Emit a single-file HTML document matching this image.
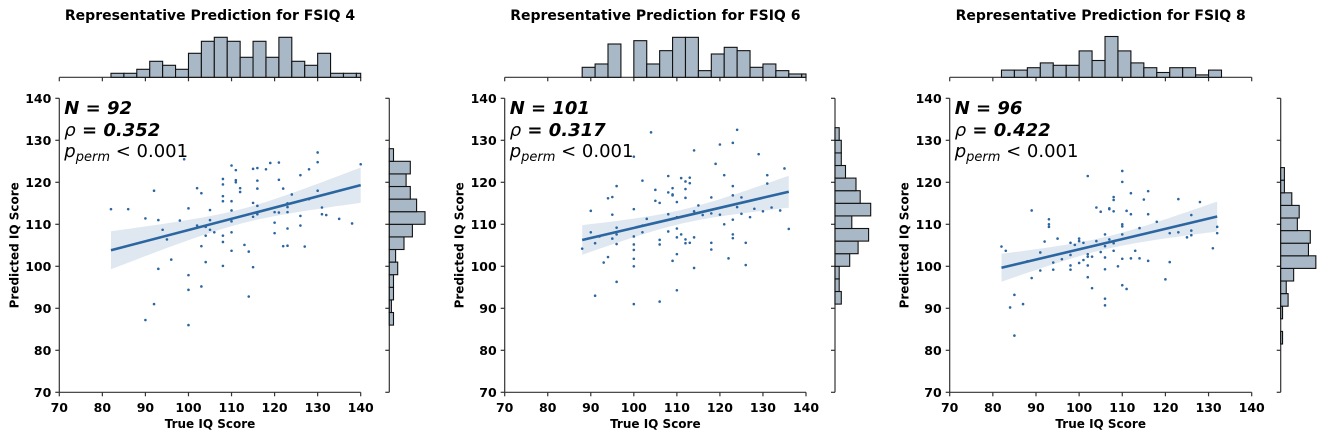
<!DOCTYPE html>
<html><head><meta charset="utf-8">
<style>
html,body{margin:0;padding:0;background:#fff;}
svg{display:block;font-family:"DejaVu Sans","Liberation Sans",sans-serif;}
.tick{font-size:12.5px;font-weight:bold;fill:#000;}
.ttl{font-size:14px;font-weight:bold;fill:#000;}
.axl{font-size:12px;font-weight:bold;fill:#000;}
.ann{font-family:"DejaVu Sans","Liberation Sans",sans-serif;font-size:18px;fill:#000;}
</style></head>
<body>
<svg id="chart" width="1325" height="438" viewBox="0 0 1325 438"></svg>
<script>
// ---- data ----
const titles = ["Representative Prediction for FSIQ 4","Representative Prediction for FSIQ 6","Representative Prediction for FSIQ 8"];
const nLabels = ["92","101","96"];
const rhoLabels = ["0.352","0.317","0.422"];
const xTicks = [70,80,90,100,110,120,130,140];
const yTicks = [70,80,90,100,110,120,130,140];

const p1x = [82,86,92,90,93,94,95,98,99,96,93,90,92,100,100,100,100,102,103,102,103,104,104,103,105,105,105,106,104,108,108,108,108,108,108,108,110,110,110,110,110,110,111,111,111,112,112,113,114,114,115,116,116,116,115,116,115,116,115,118,119,121,121,120,121,120,120,122,122,123,123,123,123,123,124,126,126,126,127,128,128,130,130,130,131,131,132,135,138,140];
const p1y = [113.6,113.6,118,111.4,111,108.7,106.4,110.9,125.5,101.6,99.4,87.2,91,113.8,97.9,94.4,86,118.6,117.4,109.7,104.8,107.3,101,95.2,113.4,111,108.7,108.1,109.4,120.8,119.5,116.7,115.5,107.3,105.8,100.1,124,115.5,113.3,110.7,108.1,103.7,122.9,120.5,120,118.6,117.7,105.1,103.5,92.8,123.2,123.4,120.4,118.5,115.1,114.4,111.8,112.4,99.8,123.1,124.6,124.7,120.6,112.9,112.8,110.4,107.9,118.5,104.8,104.9,115,114.1,112.9,109,117.1,121.7,112,109.7,104.7,123.1,116,127.1,124.8,118,114,112.4,112.2,111.3,110.2,124.3];
const p2x = [88,90,90,91,91,92,93,94,94,95,95,95,96,96,96,96,96,100,100,100,100,100,100,100,100,102,102,102,103,104,105,105,106,106,106,106,108,108,108,108,109,109,109,109,110,110,110,110,110,110,111,111,112,112,112,112,112,113,113,113,114,114,114,114,115,116,118,118,118,118,119,120,120,121,121,122,123,123,123,123,123,123,124,124,125,125,126,126,127,128,129,130,131,131,132,134,135,136];
const p2y = [104.2,113.2,108.1,105.5,93,107.1,100.9,102.2,116.2,116.5,112.3,106.6,119.1,109.2,107.6,105.3,96.3,113.6,107.1,105.2,103.9,101.8,100,91,126.1,120.4,109.7,108.1,111.3,131.9,118.2,115.6,115.1,106.3,105.2,91.6,121.5,117.6,112.4,108.3,118.6,117.1,116.9,101.3,115.3,111.7,109,106.9,102.9,94.3,121,107.6,120.2,118.4,116.3,106.4,105.5,121.1,119.8,105.6,127.6,113.1,106.9,99.6,114.5,112.2,116.4,112.6,105.6,104,124.4,129,112.3,121.7,110,101.9,129.4,119.1,116.9,111.1,107.6,106.7,132.5,114.1,116.4,112.5,105.6,100.3,111.7,113.7,126.7,113.1,121.7,119.7,114,113.3,123.3,108.9];
const p3x = [82,83,85,85,84,87,88,89,89,91,91,92,93,93,93,94,94,95,96,98,98,98,98,99,100,100,100,101,101,102,102,102,102,102,103,103,104,104,105,105,106,106,106,106,106,106,107,107,107,108,108,108,108,108,109,110,110,110,110,110,110,110,111,111,112,112,112,113,114,114,115,116,116,116,118,120,121,121,123,123,125,126,126,126,128,131,132,132];
const p3y = [104.7,103.7,93.2,83.5,90.2,91,101.2,113.3,97.2,103.3,99,105.9,111.2,110,109.4,100.9,99.2,106.6,101.7,105.6,102.7,100.2,99.2,105.1,106.6,106,100.8,105.6,101.5,121.5,102.9,102.3,100.2,97.4,102.3,94.8,114,106,113,103.4,107.6,104.8,102.1,99.3,92.3,90.7,113.8,113.6,106.4,116.5,115.8,113.1,105.5,103.7,100,122.7,120.1,110,109.5,107.6,101.8,95.5,113.2,94.6,117.4,112.4,101.9,103.7,109.1,101.9,115.9,117.9,112.4,101.3,110.6,96.9,107.9,101,116,108.1,106.9,112.2,108.5,107.4,115.3,104.3,109.4,107.9];

// top (x) histograms: bin starts + counts (bin width 3)
const h1Start = [82,85,88,91,94,97,100,103,106,109,112,115,118,121,124,127,130,133,136,139];
const h1Count = [1,1,2,4,3,2,6,9,10,9,5,9,5,10,4,3,6,1,1,1];
const h2Start = [88,91,94,97,100,103,106,109,112,115,118,121,124,127,130,133,136,139];
const h2Count = [3,4,10,0,11,4,8,12,12,2,7,9,8,3,4,2,1,1];
const h3Start = [82,85,88,91,94,97,100,103,106,109,112,115,118,121,124,127,130];
const h3Count = [3,3,4,6,5,5,11,7,17,11,6,4,2,4,4,1,3];
// right (y) histograms: bin starts + counts (bin width 3)
const r1Start = [86,89,92,95,98,101,104,107,110,113,116,119,122,125];
const r1Count = [2,1,2,2,4,3,7,11,17,13,10,8,10,2];
const r2Start = [91,94,97,100,103,106,109,112,115,118,121,124,127,130];
const r2Count = [3,2,2,7,11,16,8,17,12,10,5,3,3,2];
const r3Start = [81.5,84.5,87.5,90.5,93.5,96.5,99.5,102.5,105.5,108.5,111.5,114.5,117.5,120.5];
const r3Count = [1,0,1,4,3,7,19,15,16,9,10,6,2,2];

const panels = [
  {xs:p1x, ys:p1y, hs:h1Start, hc:h1Count, rs:r1Start, rc:r1Count},
  {xs:p2x, ys:p2y, hs:h2Start, hc:h2Count, rs:r2Start, rc:r2Count},
  {xs:p3x, ys:p3y, hs:h3Start, hc:h3Count, rs:r3Start, rc:r3Count}
];
// ---- layout (not data) ----
const geo = [
  {L:59.3,R:360.7,RA:389.3,tu:4.0,ru:2.1},
  {L:504.7,R:806,RA:835,tu:3.33,ru:2.1},
  {L:949.7,R:1251.7,RA:1280.7,tu:2.4,ru:1.85}
];
const T=98.3,B=392.3,HB=77.3;
const NS="http://www.w3.org/2000/svg";
const svg=document.getElementById('chart');
function mk(tag,attrs,parent){const e=document.createElementNS(NS,tag);for(const k in attrs)e.setAttribute(k,attrs[k]);(parent||svg).appendChild(e);return e;}

panels.forEach((p,i)=>{
  const g=geo[i];
  const sx=v=>g.L+(v-70)/70*(g.R-g.L);
  const sy=v=>B-(v-70)/70*(B-T);
  const grp=mk('g',{});
  
  
  const cx=(g.L+g.R)/2;
  const tt=mk('text',{x:cx,y:20,'text-anchor':'middle',class:'ttl'},grp);tt.textContent=titles[i];
  
  

  // CI band & regression
  const n=p.xs.length;let mx=0,my=0;for(let k=0;k<n;k++){mx+=p.xs[k];my+=p.ys[k];}mx/=n;my/=n;
  let sxx=0,sxy=0;for(let k=0;k<n;k++){sxx+=(p.xs[k]-mx)**2;sxy+=(p.xs[k]-mx)*(p.ys[k]-my);}
  const b=sxy/sxx,a=my-b*mx;let sse=0;for(let k=0;k<n;k++){sse+=(p.ys[k]-a-b*p.xs[k])**2;}
  const s=Math.sqrt(sse/(n-2));
  const x0=Math.min(...p.xs),x1=Math.max(...p.xs);
  const up=[],lo=[];
  for(let k=0;k<=40;k++){const x=x0+(x1-x0)*k/40;const h=1.98*s*Math.sqrt(1/n+(x-mx)**2/sxx);
    up.push(sx(x).toFixed(1)+','+sy(a+b*x+h).toFixed(1));lo.unshift(sx(x).toFixed(1)+','+sy(a+b*x-h).toFixed(1));}
  const band=mk('polygon',{points:up.concat(lo).join(' '),fill:'#2b66a0','fill-opacity':0.15},grp);
  
  
  for(let k=0;k<n;k++){
    const c=mk('circle',{cx:sx(p.xs[k]),cy:sy(p.ys[k]),r:1.3,fill:'#2b66a0'},grp);
    
    
  }
  const ln=mk('line',{x1:sx(x0),y1:sy(a+b*x0),x2:sx(x1),y2:sy(a+b*x1),stroke:'#2b66a0','stroke-width':2.6},grp);
  
  

  // axes
  mk('line',{x1:g.L,y1:T,x2:g.L,y2:B,stroke:'#333','stroke-width':1.2},grp);
  mk('line',{x1:g.L,y1:B,x2:g.R,y2:B,stroke:'#333','stroke-width':1.2},grp);
  xTicks.forEach(v=>{
    mk('line',{x1:sx(v),y1:B,x2:sx(v),y2:B+4,stroke:'#333','stroke-width':1.2},grp);
    const t=mk('text',{x:sx(v),y:412,'text-anchor':'middle',class:'tick'},grp);t.textContent=v;
    
    
    mk('line',{x1:sx(v),y1:HB,x2:sx(v),y2:HB+4,stroke:'#333','stroke-width':1.2},grp);
  });
  yTicks.forEach(v=>{
    mk('line',{x1:g.L-4,y1:sy(v),x2:g.L,y2:sy(v),stroke:'#333','stroke-width':1.2},grp);
    const t=mk('text',{x:g.L-8,y:sy(v)+4.5,'text-anchor':'end',class:'tick'},grp);t.textContent=v;
    
    
    mk('line',{x1:g.RA-4,y1:sy(v),x2:g.RA,y2:sy(v),stroke:'#333','stroke-width':1.2},grp);
  });
  const xl=mk('text',{x:cx,y:428,'text-anchor':'middle',class:'axl'},grp);xl.textContent='True IQ Score';
  
  
  const yl=mk('text',{x:0,y:0,'text-anchor':'middle',class:'axl',transform:`translate(${g.L-41},${(T+B)/2}) rotate(-90)`},grp);yl.textContent='Predicted IQ Score';
  
  

  // annotation
  const ax=g.L+5;
  const a1=mk('text',{x:ax,y:114,class:'ann','font-weight':'bold','font-style':'italic'},grp);a1.textContent='N = '+nLabels[i];
  
  
  const a2=mk('text',{x:ax,y:136,class:'ann'},grp);
  a2.innerHTML='<tspan font-style="italic">ρ</tspan><tspan font-weight="bold" font-style="italic"> = '+rhoLabels[i]+'</tspan>';
  
  
  const a3=mk('text',{x:ax,y:157,class:'ann'},grp);
  a3.innerHTML='<tspan font-style="italic">p</tspan><tspan font-style="italic" font-size="13" dy="4">perm</tspan><tspan dy="-4"> &lt; 0.001</tspan>';
  
  

  // top histogram
  mk('line',{x1:g.L,y1:HB,x2:g.R,y2:HB,stroke:'#333','stroke-width':1.2},grp);
  p.hs.forEach((v,k)=>{
    if(!p.hc[k])return;
    const xa=sx(v),xb=Math.min(sx(v+3),g.R),h=p.hc[k]*g.tu;
    const r=mk('rect',{x:xa,y:HB-h,width:xb-xa,height:h,fill:'#a8b8c6',stroke:'#111','stroke-width':1.1},grp);
    
    
  });
  // right histogram
  mk('line',{x1:g.RA,y1:T,x2:g.RA,y2:B,stroke:'#333','stroke-width':1.2},grp);
  p.rs.forEach((v,k)=>{
    if(!p.rc[k])return;
    const ya=sy(v+3),yb=sy(v),w=p.rc[k]*g.ru;
    const r=mk('rect',{x:g.RA,y:ya,width:w,height:yb-ya,fill:'#a8b8c6',stroke:'#111','stroke-width':1.1},grp);
    
    
  });
});
</script>
</body></html>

▬▬▬▬▬▬▬▬▬▬

— OBJECTIVE —
Would you reproduce the lines above, from the very first through the line containing "const yTicks = [70,80,90,100,110,120,130,140];", exactly and without the pictures?

— EXPECTED ANSWER —
Emit a single-file HTML document matching this image.
<!DOCTYPE html>
<html><head><meta charset="utf-8">
<style>
html,body{margin:0;padding:0;background:#fff;}
svg{display:block;font-family:"DejaVu Sans","Liberation Sans",sans-serif;}
.tick{font-size:12.5px;font-weight:bold;fill:#000;}
.ttl{font-size:14px;font-weight:bold;fill:#000;}
.axl{font-size:12px;font-weight:bold;fill:#000;}
.ann{font-family:"DejaVu Sans","Liberation Sans",sans-serif;font-size:18px;fill:#000;}
</style></head>
<body>
<svg id="chart" width="1325" height="438" viewBox="0 0 1325 438"></svg>
<script>
// ---- data ----
const titles = ["Representative Prediction for FSIQ 4","Representative Prediction for FSIQ 6","Representative Prediction for FSIQ 8"];
const nLabels = ["92","101","96"];
const rhoLabels = ["0.352","0.317","0.422"];
const xTicks = [70,80,90,100,110,120,130,140];
const yTicks = [70,80,90,100,110,120,130,140];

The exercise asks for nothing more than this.